Elle organise des réunions politiques soutenues par des intellectuels allemands, où elle distribue sa brochure. C'est le 9 mai 1968, au cours de l'une de ces réunions où Günter Grass attaque Kiesinger, qu'elle promet, prise par l'excitation générale, de gifler en public le chancelier Kiesinger. Elle consacre l'été 1968 à une campagne médiatique contre Kiesinger ; elle apostrophe Kiesinger au Bundestag: "Kiesinger, nazi, démissionne!" ; le mercredi 7 novembre, jouant la journaliste, elle réussit à gifler Kiesinger en le traitant de nazi alors qu'il préside le Congrès du parti CDU. Elle est aussitôt arrêtée et condamnée à un an de prison ferme. Mais, comme elle le raconte à Karine Grunebaum pour le magazine Paris-Match, "Je rappelle au juge ma double nationalité et je lui conseille de ne pas me jeter en prison. Une heure plus tard, je suis libre... Une semaine après, je me rends à Bruxelles pour faire campagne contre Kiesinger qui doit parler devant les dirigeants de l’Otan. Quand il prend la parole, les insultes pleuvent, l’obligeant à se taire. Sa carrière politique est ébranlée. En 1969, c’est Willy Brandt, un ancien résistant, qui devient chancelier. Il m’amnistie aussitôt. Aujourd’hui, la photo de la gifle se trouve au musée de l’Histoire allemande.".

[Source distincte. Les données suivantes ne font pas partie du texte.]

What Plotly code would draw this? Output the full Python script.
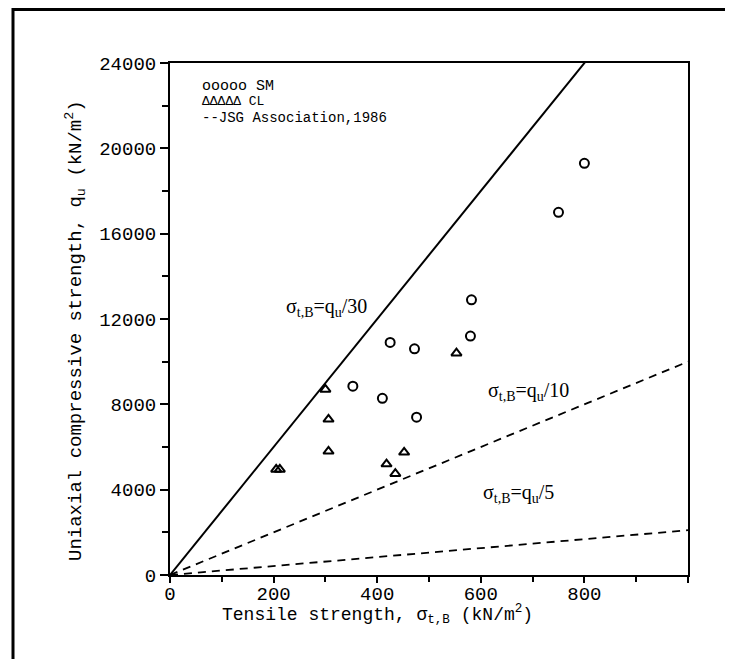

Beate la gifleuse devient une personnalité sulfureuse sur l'échiquier politique allemand. Elle décide de se présenter aux élections de septembre 1969 contre Kiesinger, mais le SPD lui refuse l'investiture et elle s'inscrit au nom d'un parti d'extrême gauche sans grande audience, l'ADF. Elle mène une campagne très active et violente contre Kiesinger, avec l'aide de partisans de l'extrême gauche et, si elle est largement battue, Kiesinger, qui était donné gagnant dans cette circonscription acquise au CDU, l'est aussi. Sur le plan national, le parti néo-nazi NPD n'obtient pas de siège au Bundestag. Une coalition SPD FDP nomme Willy Brandt chancelier.

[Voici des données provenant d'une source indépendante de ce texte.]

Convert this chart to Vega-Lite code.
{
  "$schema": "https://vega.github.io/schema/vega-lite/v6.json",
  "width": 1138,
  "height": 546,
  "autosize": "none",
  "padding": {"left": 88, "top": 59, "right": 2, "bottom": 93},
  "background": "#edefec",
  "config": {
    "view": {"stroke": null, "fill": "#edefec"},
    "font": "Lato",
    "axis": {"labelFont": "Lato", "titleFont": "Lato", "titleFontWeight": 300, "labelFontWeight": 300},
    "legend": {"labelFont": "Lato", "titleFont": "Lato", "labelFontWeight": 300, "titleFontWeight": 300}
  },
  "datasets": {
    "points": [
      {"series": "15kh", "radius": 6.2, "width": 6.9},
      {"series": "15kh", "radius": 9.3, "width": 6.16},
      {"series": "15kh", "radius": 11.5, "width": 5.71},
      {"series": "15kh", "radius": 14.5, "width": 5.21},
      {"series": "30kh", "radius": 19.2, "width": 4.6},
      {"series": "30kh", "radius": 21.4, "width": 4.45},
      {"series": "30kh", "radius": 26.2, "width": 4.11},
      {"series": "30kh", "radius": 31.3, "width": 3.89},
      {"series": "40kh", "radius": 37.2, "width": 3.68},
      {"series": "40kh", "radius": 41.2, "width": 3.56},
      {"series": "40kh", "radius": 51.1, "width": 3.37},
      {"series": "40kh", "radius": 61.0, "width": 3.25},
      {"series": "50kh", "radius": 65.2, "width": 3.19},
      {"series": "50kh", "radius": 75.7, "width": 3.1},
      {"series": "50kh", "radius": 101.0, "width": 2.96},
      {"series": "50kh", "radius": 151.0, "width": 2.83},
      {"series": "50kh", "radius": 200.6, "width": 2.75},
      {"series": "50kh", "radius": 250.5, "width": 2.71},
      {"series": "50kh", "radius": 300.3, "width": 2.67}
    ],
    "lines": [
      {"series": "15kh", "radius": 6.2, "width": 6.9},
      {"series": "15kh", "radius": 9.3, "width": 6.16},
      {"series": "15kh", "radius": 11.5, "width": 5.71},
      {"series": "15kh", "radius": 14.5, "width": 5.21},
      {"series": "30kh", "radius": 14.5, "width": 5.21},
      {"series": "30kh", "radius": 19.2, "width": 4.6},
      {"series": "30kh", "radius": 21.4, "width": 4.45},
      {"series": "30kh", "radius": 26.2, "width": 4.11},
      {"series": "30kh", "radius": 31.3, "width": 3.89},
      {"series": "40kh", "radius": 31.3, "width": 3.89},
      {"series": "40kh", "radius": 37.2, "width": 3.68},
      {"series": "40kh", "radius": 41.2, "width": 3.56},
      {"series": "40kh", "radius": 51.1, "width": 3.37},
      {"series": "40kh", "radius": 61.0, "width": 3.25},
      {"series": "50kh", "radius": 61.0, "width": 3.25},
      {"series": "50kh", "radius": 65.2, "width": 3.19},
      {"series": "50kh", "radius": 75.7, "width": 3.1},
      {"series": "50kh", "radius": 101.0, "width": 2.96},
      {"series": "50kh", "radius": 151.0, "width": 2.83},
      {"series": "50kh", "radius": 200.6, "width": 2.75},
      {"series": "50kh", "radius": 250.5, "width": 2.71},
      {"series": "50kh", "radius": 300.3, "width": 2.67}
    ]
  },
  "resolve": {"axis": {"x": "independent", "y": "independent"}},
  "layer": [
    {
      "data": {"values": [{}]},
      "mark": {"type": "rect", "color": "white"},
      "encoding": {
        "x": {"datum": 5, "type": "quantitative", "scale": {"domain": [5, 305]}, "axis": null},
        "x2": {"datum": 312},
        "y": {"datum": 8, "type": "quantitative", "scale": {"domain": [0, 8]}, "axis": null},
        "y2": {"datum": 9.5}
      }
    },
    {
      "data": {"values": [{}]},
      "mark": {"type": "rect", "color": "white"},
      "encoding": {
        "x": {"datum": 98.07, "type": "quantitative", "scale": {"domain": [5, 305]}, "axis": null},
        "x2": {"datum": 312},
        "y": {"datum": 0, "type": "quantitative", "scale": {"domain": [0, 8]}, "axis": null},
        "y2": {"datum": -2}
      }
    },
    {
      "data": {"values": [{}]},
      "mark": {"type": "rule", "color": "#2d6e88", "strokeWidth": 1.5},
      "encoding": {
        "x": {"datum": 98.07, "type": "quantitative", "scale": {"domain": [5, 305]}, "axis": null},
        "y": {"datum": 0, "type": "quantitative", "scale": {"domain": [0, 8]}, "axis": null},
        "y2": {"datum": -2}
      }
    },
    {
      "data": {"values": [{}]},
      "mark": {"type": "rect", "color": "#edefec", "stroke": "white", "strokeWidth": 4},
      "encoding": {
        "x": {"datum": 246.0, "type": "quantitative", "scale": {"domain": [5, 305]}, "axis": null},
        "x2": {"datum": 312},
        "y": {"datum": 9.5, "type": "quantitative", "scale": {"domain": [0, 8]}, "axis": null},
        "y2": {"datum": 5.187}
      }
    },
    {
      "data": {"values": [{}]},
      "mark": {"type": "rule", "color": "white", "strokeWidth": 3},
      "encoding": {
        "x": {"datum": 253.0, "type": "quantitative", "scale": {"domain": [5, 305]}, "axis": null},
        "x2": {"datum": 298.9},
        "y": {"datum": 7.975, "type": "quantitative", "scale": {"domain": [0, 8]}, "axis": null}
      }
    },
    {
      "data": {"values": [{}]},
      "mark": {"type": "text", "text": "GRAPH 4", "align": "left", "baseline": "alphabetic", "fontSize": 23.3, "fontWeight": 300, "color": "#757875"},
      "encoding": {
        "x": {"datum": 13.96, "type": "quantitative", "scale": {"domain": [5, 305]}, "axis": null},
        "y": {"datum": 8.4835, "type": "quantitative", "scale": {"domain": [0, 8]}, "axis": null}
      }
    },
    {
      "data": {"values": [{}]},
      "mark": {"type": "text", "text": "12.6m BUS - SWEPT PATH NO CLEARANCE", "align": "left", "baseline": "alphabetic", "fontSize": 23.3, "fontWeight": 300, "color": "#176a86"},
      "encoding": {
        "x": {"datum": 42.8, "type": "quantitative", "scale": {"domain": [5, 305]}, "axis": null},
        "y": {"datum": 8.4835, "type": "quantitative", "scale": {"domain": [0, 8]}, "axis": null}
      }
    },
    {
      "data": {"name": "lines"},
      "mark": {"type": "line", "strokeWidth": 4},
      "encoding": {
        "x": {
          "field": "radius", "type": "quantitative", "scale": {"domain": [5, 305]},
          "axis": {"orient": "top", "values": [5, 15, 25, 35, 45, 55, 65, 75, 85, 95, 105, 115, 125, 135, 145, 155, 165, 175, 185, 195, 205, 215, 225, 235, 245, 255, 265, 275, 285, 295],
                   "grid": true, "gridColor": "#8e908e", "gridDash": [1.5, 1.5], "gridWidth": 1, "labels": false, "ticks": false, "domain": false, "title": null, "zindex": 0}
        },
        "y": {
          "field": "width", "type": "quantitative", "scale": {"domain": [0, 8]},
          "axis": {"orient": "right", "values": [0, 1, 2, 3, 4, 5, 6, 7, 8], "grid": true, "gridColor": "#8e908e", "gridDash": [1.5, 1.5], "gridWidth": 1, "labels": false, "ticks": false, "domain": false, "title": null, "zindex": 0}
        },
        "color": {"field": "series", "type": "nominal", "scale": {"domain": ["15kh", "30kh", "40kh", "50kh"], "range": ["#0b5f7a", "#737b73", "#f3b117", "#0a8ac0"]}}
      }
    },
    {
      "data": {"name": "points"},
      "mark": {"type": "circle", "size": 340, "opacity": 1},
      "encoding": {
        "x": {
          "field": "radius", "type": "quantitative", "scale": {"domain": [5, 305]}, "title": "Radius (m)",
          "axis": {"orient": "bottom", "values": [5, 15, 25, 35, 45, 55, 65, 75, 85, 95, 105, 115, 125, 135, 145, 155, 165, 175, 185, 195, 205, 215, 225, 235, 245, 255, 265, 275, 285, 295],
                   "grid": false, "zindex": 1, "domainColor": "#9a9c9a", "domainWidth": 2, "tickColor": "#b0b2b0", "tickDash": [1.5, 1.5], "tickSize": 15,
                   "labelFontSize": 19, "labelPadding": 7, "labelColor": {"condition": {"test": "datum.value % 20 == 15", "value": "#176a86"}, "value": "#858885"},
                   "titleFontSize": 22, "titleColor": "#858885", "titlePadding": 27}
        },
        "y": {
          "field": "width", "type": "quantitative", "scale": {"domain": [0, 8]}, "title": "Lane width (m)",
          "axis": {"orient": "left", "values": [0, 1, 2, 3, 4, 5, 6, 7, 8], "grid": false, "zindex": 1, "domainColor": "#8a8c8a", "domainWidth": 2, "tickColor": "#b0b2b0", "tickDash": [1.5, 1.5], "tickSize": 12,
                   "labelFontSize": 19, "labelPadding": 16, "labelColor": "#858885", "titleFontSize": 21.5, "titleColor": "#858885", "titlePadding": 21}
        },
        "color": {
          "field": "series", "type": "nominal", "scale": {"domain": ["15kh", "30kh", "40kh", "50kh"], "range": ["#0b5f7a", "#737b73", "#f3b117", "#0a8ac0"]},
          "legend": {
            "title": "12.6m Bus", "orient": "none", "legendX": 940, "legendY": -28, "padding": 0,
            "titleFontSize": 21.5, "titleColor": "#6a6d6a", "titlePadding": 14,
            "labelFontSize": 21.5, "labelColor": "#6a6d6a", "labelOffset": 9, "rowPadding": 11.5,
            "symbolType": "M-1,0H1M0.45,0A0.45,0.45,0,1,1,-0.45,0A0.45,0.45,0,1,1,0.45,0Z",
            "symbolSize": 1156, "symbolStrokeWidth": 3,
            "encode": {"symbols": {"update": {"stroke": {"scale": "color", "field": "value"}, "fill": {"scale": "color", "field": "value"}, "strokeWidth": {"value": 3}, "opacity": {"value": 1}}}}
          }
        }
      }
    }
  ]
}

In fine, elle obtient de Willy Brandt la signature d'une nouvelle convention franco-allemande, le 2 février 1971, qui permet à la justice allemande de juger les anciens nazis qui ont été condamnés par contumace en France après la guerre. Cette convention en remplace une autre du 29 octobre 1954 par laquelle la France se réservait le droit exclusif de les juger, alors que la France avait contresigné, en tant que nation occupante, la nouvelle constitution de la République Fédérale qui interdisait à l'Allemagne d'extrader des criminels pour qu'ils soient jugés à l'étranger. Cette convention de 1954, en liaison avec la constitution allemande, garantissait l'impunité des criminels nazis en Allemagne.
L'affaire Achenbach
Le 30 mars 1970, on apprend que Ernst Achenbach, du parti FDP, sera proposé, conformément aux accords SPD-FDP, comme délégué allemand à la Commission de la C.E.E. Or, nazi depuis 1933, il était premier délégué d'Abetz en 1940, et, après l'entrevue de Laval et Hitler, il a accompagné Laval à Vichy pour convaincre le Maréchal Pétain d'accepter une entrevue avec Hitler. Il a fait partie de l'escorte dans le long voyage de Vichy à Montoire où eut lieu cette entrevue le 24 octobre 1940. Achenbach fut également en charge de la propagande radio en France. À ce titre, il avait des contacts avec Kiesinger. Mais l'accusation la plus grave porte sur la conduite des opérations de représailles suite aux attentats contre des officiers allemands à Paris. Beate Klarsfeld démontre que, dans le but de préserver l'esprit de la collaboration d'État, Abetz et son adjoint Achenbach ont fait porter sur les Juifs la responsabilité des attentats, et a ainsi justifié les opérations de déportation vers Auschwitz, en particulier la déportation de 2 000 Juifs, du 26 février au 3 mars 1943. Il fut ensuite muté à Berlin où il travailla proche de Kiesinger, avec qui il conserva toujours des contacts après la guerre.
Beate Klarsfeld fait publier dans la presse française et la presse allemande un dossier qui présente la carrière nazie d'Achenbach, et elle intervient auprès des hautes instances politiques françaises, allemandes et communautaires. Fin mai, le gouvernement allemand renonce à cette nomination.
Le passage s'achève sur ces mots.